What astonished you?*
The sheen of city lights on wet pavement at dusk
What would you like to see again?*
The children running through the fountain
wearing nothing but undies and grins.
The red-winged blackbirds flying
from stalk to tree top to stalk in the marsh.
What was most tender?*
The old man in his suit on his bike
What took you back?
REO Speedwagon from the radio in the kitchen at Renee’s Diner
Where did it take you?
Quito, Ecuador. Junior Year. Boarding school.
“I don’t want to sleep. I just want to keep on loving you”
What made you cry?
A big brown beautiful bear in my boarding school dream.
Wild and closed in. He won’t leave until I let him.
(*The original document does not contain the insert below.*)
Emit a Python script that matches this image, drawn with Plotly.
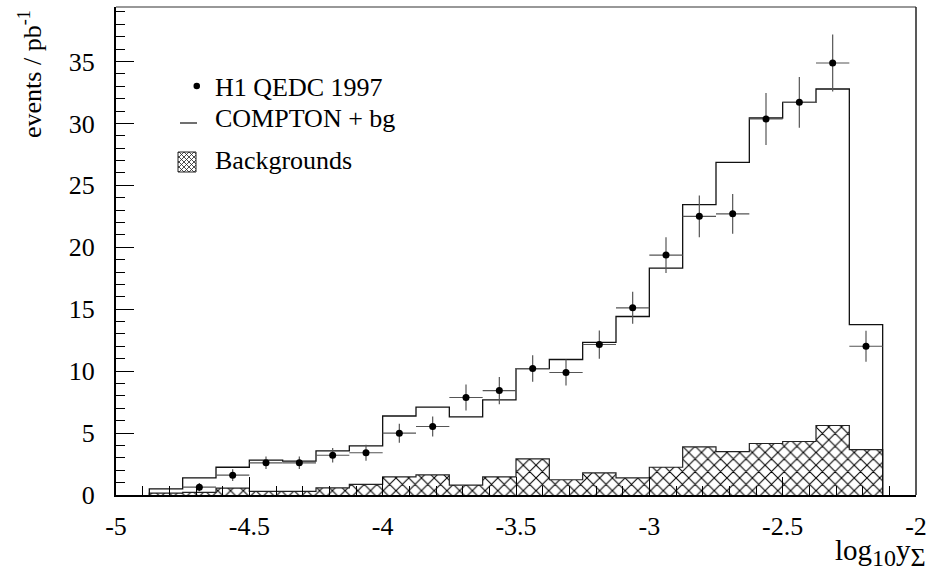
import plotly.graph_objects as go

# ---- data ----
bin_edges = [-4.875, -4.75, -4.625, -4.5, -4.375, -4.25, -4.125, -4.0, -3.875, -3.75,
             -3.625, -3.5, -3.375, -3.25, -3.125, -3.0, -2.875, -2.75, -2.625, -2.5,
             -2.375, -2.25, -2.125]
bin_centers = [-4.8125, -4.6875, -4.5625, -4.4375, -4.3125, -4.1875, -4.0625, -3.9375,
               -3.8125, -3.6875, -3.5625, -3.4375, -3.3125, -3.1875, -3.0625, -2.9375,
               -2.8125, -2.6875, -2.5625, -2.4375, -2.3125, -2.1875]
data_vals = [None, 0.63, 1.60, 2.60, 2.60, 3.21, 3.41, 4.99, 5.53, 7.87, 8.43, 10.21,
             9.89, 12.15, 15.11, 19.37, 22.50, 22.70, 30.36, 31.70, 34.88, 12.01]
data_errs = [None, 0.33, 0.47, 0.50, 0.50, 0.58, 0.65, 0.77, 0.80, 1.05, 1.10, 1.07,
             1.05, 1.14, 1.29, 1.45, 1.68, 1.61, 2.10, 2.04, 2.30, 1.26]
mc_vals = [0.50, 1.39, 2.24, 2.81, 2.73, 3.57, 3.97, 6.38, 7.10, 6.31, 7.68, 10.21,
           10.94, 12.33, 14.41, 18.31, 23.45, 26.86, 30.44, 31.70, 32.78, 13.76]
bg_vals = [0.15, 0.22, 0.55, 0.30, 0.30, 0.58, 0.85, 1.47, 1.63, 0.79, 1.47, 2.92,
           1.23, 1.79, 1.39, 2.24, 3.89, 3.51, 4.16, 4.32, 5.61, 3.67]
half_width = 0.0625

x_tick_vals = [-5, -4.5, -4, -3.5, -3, -2.5, -2]
x_tick_text = ["-5", "-4.5", "-4", "-3.5", "-3", "-2.5", "-2"]
y_tick_vals = [0, 5, 10, 15, 20, 25, 30, 35]
y_tick_text = ["0", "5", "10", "15", "20", "25", "30", "35"]

legend_labels = ["H1 QEDC 1997", "COMPTON + bg", "Backgrounds"]

FONT = "Liberation Serif"
FS = 26

# ---- geometry helpers ----
W, H = 938, 581
ML, MR, MT, MB = 116, 22, 7, 86
PW, PH = W - ML - MR, H - MT - MB


def px(x):
    return (x - ML) / PW


def py(y):
    return (H - MB - y) / PH


def step_xy(edges, vals):
    xs = [edges[0]] + edges[:-1] + [edges[-1]]
    ys = [0] + list(vals) + [0]
    return xs, ys


fig = go.Figure()

# backgrounds: hatched bars
fig.add_trace(go.Bar(
    x=bin_centers, y=bg_vals, width=0.125,
    marker=dict(color="white", line=dict(width=0),
                pattern=dict(shape="x", fgcolor="black", bgcolor="white",
                             size=9, solidity=0.22, fillmode="replace")),
    showlegend=False, hoverinfo="skip"))

# backgrounds outline
bx, by = step_xy(bin_edges, bg_vals)
fig.add_trace(go.Scatter(x=bx, y=by, mode="lines", line=dict(shape="hv", color="#222", width=1.2),
                         showlegend=False, hoverinfo="skip"))

# COMPTON + bg outline
mx, my = step_xy(bin_edges, mc_vals)
fig.add_trace(go.Scatter(x=mx, y=my, mode="lines", line=dict(shape="hv", color="#111", width=1.3),
                         showlegend=False, hoverinfo="skip"))

# data points
fig.add_trace(go.Scatter(
    x=bin_centers, y=data_vals, mode="markers",
    marker=dict(color="black", size=7, symbol="circle"),
    error_y=dict(type="data", array=data_errs, thickness=1.2, width=0, color="#555"),
    error_x=dict(type="constant", value=half_width, thickness=1.2, width=0, color="#555"),
    showlegend=False))

shapes = []
# frame top & right
shapes.append(dict(type="line", xref="paper", yref="paper", x0=0, x1=1, y0=1, y1=1,
                   line=dict(color="#333", width=1.2)))
shapes.append(dict(type="line", xref="paper", yref="paper", x0=1, x1=1, y0=0, y1=1,
                   line=dict(color="#222", width=1.5)))

# legend symbols
shapes.append(dict(type="circle", xref="paper", yref="paper",
                   x0=px(193.5), x1=px(200), y0=py(89.3), y1=py(82.8),
                   fillcolor="black", line=dict(color="black", width=0)))
shapes.append(dict(type="line", xref="paper", yref="paper",
                   x0=px(180), x1=px(197), y0=py(123), y1=py(123),
                   line=dict(color="#222", width=1.3)))
bx0, bx1, by0, by1 = 178, 196, 152, 172
shapes.append(dict(type="rect", xref="paper", yref="paper",
                   x0=px(bx0), x1=px(bx1), y0=py(by1), y1=py(by0),
                   fillcolor="white", line=dict(color="#222", width=1)))


def clip_seg(xa, ya_, xb, yb_):
    def x_at(yv):
        return xa + (yv - ya_) * (xb - xa) / (yb_ - ya_)
    out = []
    for (xx, yy) in [(xa, ya_), (xb, yb_)]:
        if yy < by0:
            out.append((x_at(by0), by0))
        elif yy > by1:
            out.append((x_at(by1), by1))
        else:
            out.append((xx, yy))
    (x1_, y1_), (x2_, y2_) = out
    if abs(x2_ - x1_) < 0.5 or min(x1_, x2_) < bx0 - 0.01 or max(x1_, x2_) > bx1 + 0.01:
        return None
    return out


segs = []
for k in range(-24, 40, 5):
    s1 = clip_seg(bx0, by0 - k, bx1, by0 - k + (bx1 - bx0))
    s2 = clip_seg(bx0, by1 + k, bx1, by1 + k - (bx1 - bx0))
    for s in (s1, s2):
        if s:
            segs.append(s)
for (p1, p2) in segs:
    shapes.append(dict(type="line", xref="paper", yref="paper",
                       x0=px(p1[0]), y0=py(p1[1]), x1=px(p2[0]), y1=py(p2[1]),
                       line=dict(color="#222", width=0.8)))

annotations = []
leg_y = [86.5, 117.5, 160]
for lab, yy in zip(legend_labels, leg_y):
    annotations.append(dict(text=lab, xref="paper", yref="paper", x=px(213), y=py(yy + 1),
                            xanchor="left", yanchor="middle", showarrow=False,
                            font=dict(family=FONT, size=FS, color="black")))

# axis titles
annotations.append(dict(text="events / pb<sup>-1</sup>", xref="paper", yref="paper",
                        x=px(31), y=py(8), xanchor="center", yanchor="top", textangle=-90,
                        showarrow=False, font=dict(family=FONT, size=FS, color="black")))
annotations.append(dict(
    text="log<sub><span style='font-size:24px'>10</span></sub>y<sub><span style='font-size:26px'>Σ</span></sub>",
    xref="paper", yref="paper",
    x=px(928), y=py(553), xanchor="right", yanchor="middle",
    showarrow=False, font=dict(family=FONT, size=29, color="black")))

fig.update_layout(
    width=W, height=H,
    margin=dict(l=ML, r=MR, t=MT, b=MB),
    paper_bgcolor="white", plot_bgcolor="white",
    bargap=0, barmode="overlay",
    shapes=shapes, annotations=annotations,
    showlegend=False,
    font=dict(family=FONT, size=FS, color="black"),
)
fig.update_xaxes(
    range=[-5, -2], showgrid=False, zeroline=False,
    showline=True, linecolor="black", linewidth=2,
    tickmode="array", tickvals=x_tick_vals, ticktext=x_tick_text,
    ticks="inside", ticklen=18, tickwidth=1, tickcolor="black",
    minor=dict(tick0=-5, dtick=0.1, ticks="inside", ticklen=9, tickwidth=1, tickcolor="black"),
    tickfont=dict(family=FONT, size=FS, color="black"),
    ticklabelstandoff=7,
)
fig.update_yaxes(
    range=[0, 39.4], showgrid=False, zeroline=False,
    showline=True, linecolor="black", linewidth=2,
    tickmode="array", tickvals=y_tick_vals, ticktext=y_tick_text,
    ticks="inside", ticklen=18, tickwidth=1, tickcolor="black",
    minor=dict(tick0=0, dtick=1, ticks="inside", ticklen=9, tickwidth=1, tickcolor="black"),
    tickfont=dict(family=FONT, size=FS, color="black"),
    ticklabelstandoff=14,
)

fig.write_html("out.html")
What did you think was happening?*
I was changing in spite of myself.
That’s this week’s slice, my friends! Feel free to join in with noticings—big or small, happy or sad, old or new—of your own. No pressure, but, I would LOVE that. Just one request: kindly withhold from offering advice. Thank you!
Lovely post and lovely new tradition, Heidi!
Oh thank you, Leah. I so appreciate your writing your words "out loud" to me 😉 Thank you.
Yes, awesome tradition! I love getting glimpses of the world through your eyes 🙂 Absolutely beautiful. Love to you ~E.